start
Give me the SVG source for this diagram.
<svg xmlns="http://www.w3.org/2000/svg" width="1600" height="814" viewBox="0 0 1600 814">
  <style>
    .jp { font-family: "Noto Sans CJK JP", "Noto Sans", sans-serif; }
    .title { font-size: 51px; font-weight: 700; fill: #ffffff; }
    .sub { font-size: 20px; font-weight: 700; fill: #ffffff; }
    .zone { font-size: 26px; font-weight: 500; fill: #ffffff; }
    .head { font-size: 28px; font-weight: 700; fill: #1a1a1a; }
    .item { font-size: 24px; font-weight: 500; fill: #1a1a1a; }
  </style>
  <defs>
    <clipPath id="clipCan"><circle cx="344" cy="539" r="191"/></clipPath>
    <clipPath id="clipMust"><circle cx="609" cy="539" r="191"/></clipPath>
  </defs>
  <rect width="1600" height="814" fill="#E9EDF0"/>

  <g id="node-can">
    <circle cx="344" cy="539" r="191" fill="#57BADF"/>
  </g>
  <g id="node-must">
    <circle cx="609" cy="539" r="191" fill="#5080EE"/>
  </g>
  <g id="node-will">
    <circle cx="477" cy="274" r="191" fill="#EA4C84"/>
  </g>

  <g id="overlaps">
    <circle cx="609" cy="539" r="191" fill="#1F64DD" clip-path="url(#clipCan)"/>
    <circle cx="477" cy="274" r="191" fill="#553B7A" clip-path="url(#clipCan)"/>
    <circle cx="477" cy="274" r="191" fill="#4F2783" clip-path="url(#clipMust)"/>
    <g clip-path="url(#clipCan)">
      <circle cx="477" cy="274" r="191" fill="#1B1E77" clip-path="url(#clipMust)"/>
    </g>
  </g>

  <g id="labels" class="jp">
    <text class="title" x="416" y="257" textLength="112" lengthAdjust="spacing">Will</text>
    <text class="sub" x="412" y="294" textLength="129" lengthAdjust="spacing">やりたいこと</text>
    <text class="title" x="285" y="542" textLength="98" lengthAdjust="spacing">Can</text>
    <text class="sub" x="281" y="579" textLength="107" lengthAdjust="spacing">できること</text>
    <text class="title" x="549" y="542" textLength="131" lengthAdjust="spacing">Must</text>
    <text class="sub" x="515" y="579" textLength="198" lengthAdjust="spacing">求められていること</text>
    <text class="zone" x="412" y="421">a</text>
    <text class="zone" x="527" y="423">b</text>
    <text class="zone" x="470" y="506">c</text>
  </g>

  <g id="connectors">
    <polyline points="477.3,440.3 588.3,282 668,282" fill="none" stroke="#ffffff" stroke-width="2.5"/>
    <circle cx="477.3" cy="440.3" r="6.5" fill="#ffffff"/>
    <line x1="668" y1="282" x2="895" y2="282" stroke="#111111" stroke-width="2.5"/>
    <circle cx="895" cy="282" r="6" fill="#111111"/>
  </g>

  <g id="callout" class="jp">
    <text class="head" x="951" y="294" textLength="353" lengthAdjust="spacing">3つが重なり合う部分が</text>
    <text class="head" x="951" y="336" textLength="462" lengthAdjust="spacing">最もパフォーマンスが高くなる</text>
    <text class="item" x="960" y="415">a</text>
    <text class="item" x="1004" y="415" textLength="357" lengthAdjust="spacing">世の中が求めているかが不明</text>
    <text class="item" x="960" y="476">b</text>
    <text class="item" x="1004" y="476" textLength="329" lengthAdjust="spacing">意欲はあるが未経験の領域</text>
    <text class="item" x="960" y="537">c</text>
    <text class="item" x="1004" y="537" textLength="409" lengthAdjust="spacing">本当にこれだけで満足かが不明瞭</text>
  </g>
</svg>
end
start
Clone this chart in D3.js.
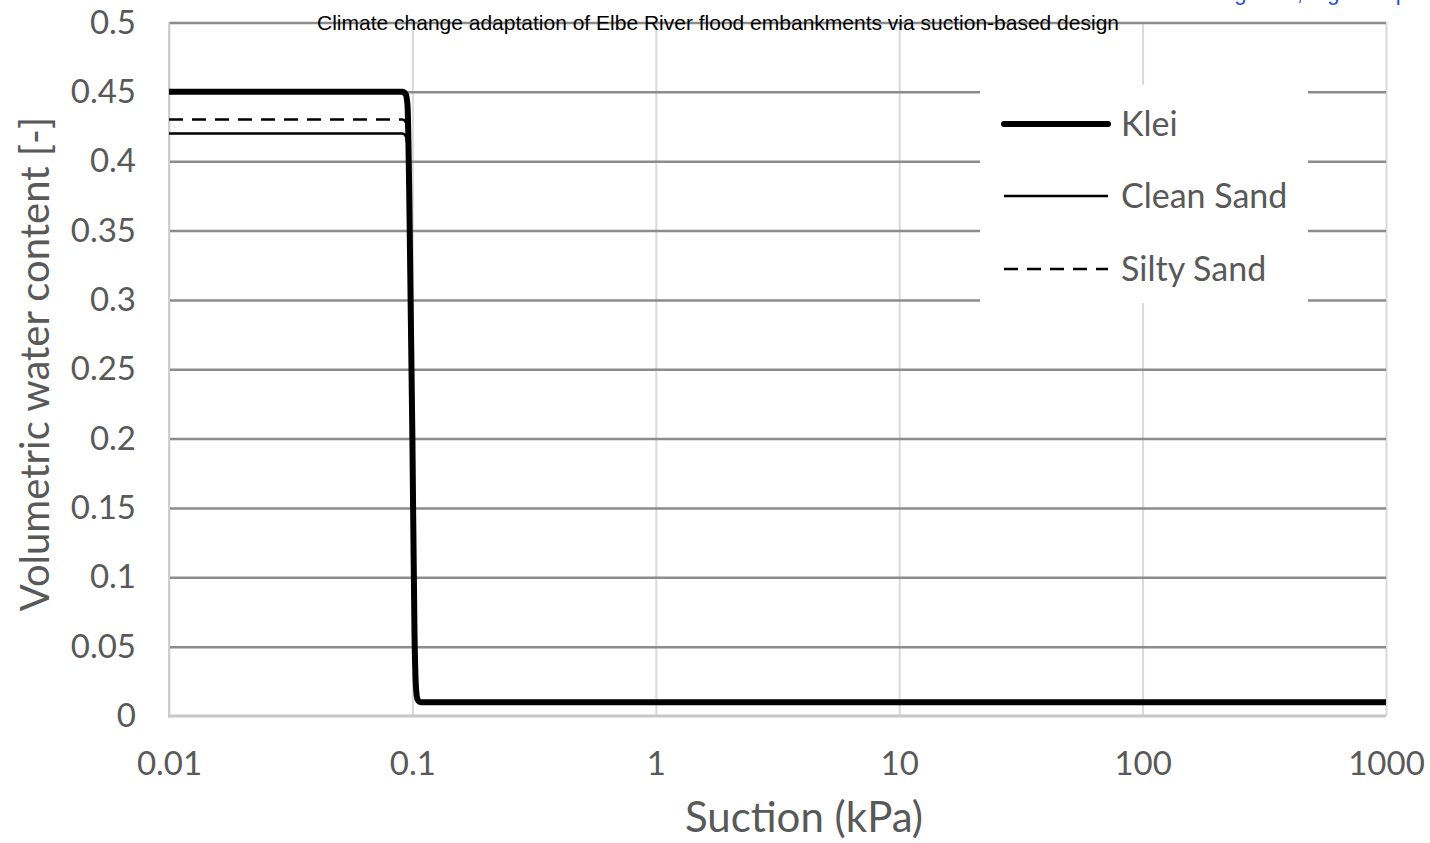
end
start
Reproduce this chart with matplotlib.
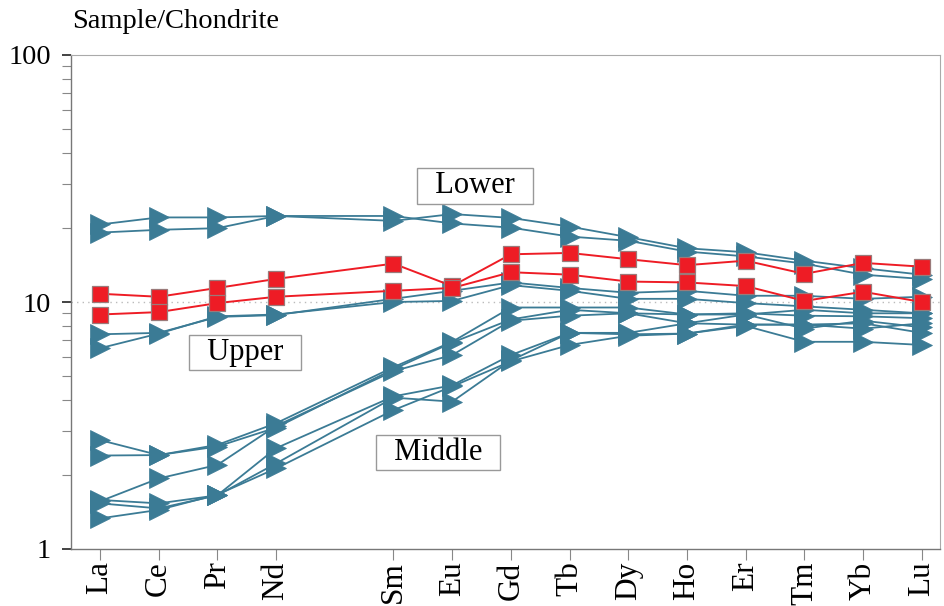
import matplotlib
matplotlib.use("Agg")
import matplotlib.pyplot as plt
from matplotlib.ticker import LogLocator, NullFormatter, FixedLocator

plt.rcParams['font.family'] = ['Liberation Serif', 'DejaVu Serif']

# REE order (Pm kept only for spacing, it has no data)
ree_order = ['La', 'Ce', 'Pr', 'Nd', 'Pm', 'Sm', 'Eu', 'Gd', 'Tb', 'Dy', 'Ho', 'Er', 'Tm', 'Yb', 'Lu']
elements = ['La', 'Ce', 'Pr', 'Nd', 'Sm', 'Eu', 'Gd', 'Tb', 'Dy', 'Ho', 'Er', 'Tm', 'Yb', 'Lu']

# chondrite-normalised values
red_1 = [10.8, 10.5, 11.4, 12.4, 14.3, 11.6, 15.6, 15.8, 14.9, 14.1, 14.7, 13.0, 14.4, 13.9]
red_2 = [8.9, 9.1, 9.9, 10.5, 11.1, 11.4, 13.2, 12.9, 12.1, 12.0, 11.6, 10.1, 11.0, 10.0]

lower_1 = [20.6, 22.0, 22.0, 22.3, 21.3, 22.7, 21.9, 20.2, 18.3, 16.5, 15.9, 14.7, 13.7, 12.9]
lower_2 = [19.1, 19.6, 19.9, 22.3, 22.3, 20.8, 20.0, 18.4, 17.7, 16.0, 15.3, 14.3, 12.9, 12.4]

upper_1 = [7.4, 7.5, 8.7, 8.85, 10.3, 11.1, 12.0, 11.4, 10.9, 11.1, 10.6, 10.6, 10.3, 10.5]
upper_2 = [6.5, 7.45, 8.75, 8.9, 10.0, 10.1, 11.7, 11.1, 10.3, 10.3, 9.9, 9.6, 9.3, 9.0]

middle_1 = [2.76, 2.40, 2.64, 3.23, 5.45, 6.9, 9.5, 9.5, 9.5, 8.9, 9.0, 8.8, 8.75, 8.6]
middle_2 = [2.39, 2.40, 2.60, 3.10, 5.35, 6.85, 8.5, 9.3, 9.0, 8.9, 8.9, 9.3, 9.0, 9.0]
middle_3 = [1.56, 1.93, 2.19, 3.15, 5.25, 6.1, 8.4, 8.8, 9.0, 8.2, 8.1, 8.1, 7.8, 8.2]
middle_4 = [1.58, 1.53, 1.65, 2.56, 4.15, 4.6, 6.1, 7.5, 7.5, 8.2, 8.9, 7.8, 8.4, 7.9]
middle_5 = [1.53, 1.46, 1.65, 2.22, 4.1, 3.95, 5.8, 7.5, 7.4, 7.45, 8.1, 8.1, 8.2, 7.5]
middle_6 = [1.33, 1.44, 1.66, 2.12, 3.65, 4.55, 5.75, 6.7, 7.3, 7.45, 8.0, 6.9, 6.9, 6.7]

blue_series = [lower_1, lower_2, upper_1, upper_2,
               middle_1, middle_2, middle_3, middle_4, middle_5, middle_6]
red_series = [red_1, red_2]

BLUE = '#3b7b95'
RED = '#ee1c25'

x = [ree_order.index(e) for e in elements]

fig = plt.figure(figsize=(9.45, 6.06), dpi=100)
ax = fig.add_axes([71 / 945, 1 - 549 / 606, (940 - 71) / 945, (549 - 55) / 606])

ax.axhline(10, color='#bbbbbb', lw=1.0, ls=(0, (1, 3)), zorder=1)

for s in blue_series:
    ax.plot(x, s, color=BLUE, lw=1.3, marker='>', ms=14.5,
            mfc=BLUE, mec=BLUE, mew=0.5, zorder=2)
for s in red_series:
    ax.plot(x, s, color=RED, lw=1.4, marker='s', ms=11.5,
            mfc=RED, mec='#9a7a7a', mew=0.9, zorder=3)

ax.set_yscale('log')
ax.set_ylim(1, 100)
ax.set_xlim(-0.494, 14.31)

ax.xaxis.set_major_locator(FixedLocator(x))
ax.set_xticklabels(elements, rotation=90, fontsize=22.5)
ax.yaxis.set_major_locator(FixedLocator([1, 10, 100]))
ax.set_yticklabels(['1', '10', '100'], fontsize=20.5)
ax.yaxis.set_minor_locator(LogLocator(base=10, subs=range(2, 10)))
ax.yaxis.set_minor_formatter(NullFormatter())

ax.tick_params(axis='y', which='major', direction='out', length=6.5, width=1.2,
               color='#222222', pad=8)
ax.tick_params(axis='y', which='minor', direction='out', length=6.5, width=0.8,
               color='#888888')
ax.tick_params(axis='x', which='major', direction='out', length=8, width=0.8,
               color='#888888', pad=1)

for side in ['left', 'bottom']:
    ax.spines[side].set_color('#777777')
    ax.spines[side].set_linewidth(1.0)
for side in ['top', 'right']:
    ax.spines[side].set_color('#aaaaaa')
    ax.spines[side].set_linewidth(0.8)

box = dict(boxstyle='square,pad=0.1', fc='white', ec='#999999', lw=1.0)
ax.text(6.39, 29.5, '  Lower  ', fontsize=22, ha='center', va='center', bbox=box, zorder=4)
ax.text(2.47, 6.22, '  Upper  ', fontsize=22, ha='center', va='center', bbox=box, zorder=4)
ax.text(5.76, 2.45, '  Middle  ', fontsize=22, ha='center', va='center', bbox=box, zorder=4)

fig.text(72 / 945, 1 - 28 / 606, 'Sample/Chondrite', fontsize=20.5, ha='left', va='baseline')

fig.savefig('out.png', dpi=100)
end
What is being asked: Copy word for word every line from the one with "Reproduce this chart with matplotlib." through the one with "9.6, 9.3, 9.0]", including both. No pictures belong in the copy.

Response to this exercise:
Reproduce this chart with matplotlib.
import matplotlib
matplotlib.use("Agg")
import matplotlib.pyplot as plt
from matplotlib.ticker import LogLocator, NullFormatter, FixedLocator

plt.rcParams['font.family'] = ['Liberation Serif', 'DejaVu Serif']

# REE order (Pm kept only for spacing, it has no data)
ree_order = ['La', 'Ce', 'Pr', 'Nd', 'Pm', 'Sm', 'Eu', 'Gd', 'Tb', 'Dy', 'Ho', 'Er', 'Tm', 'Yb', 'Lu']
elements = ['La', 'Ce', 'Pr', 'Nd', 'Sm', 'Eu', 'Gd', 'Tb', 'Dy', 'Ho', 'Er', 'Tm', 'Yb', 'Lu']

# chondrite-normalised values
red_1 = [10.8, 10.5, 11.4, 12.4, 14.3, 11.6, 15.6, 15.8, 14.9, 14.1, 14.7, 13.0, 14.4, 13.9]
red_2 = [8.9, 9.1, 9.9, 10.5, 11.1, 11.4, 13.2, 12.9, 12.1, 12.0, 11.6, 10.1, 11.0, 10.0]

lower_1 = [20.6, 22.0, 22.0, 22.3, 21.3, 22.7, 21.9, 20.2, 18.3, 16.5, 15.9, 14.7, 13.7, 12.9]
lower_2 = [19.1, 19.6, 19.9, 22.3, 22.3, 20.8, 20.0, 18.4, 17.7, 16.0, 15.3, 14.3, 12.9, 12.4]

upper_1 = [7.4, 7.5, 8.7, 8.85, 10.3, 11.1, 12.0, 11.4, 10.9, 11.1, 10.6, 10.6, 10.3, 10.5]
upper_2 = [6.5, 7.45, 8.75, 8.9, 10.0, 10.1, 11.7, 11.1, 10.3, 10.3, 9.9, 9.6, 9.3, 9.0]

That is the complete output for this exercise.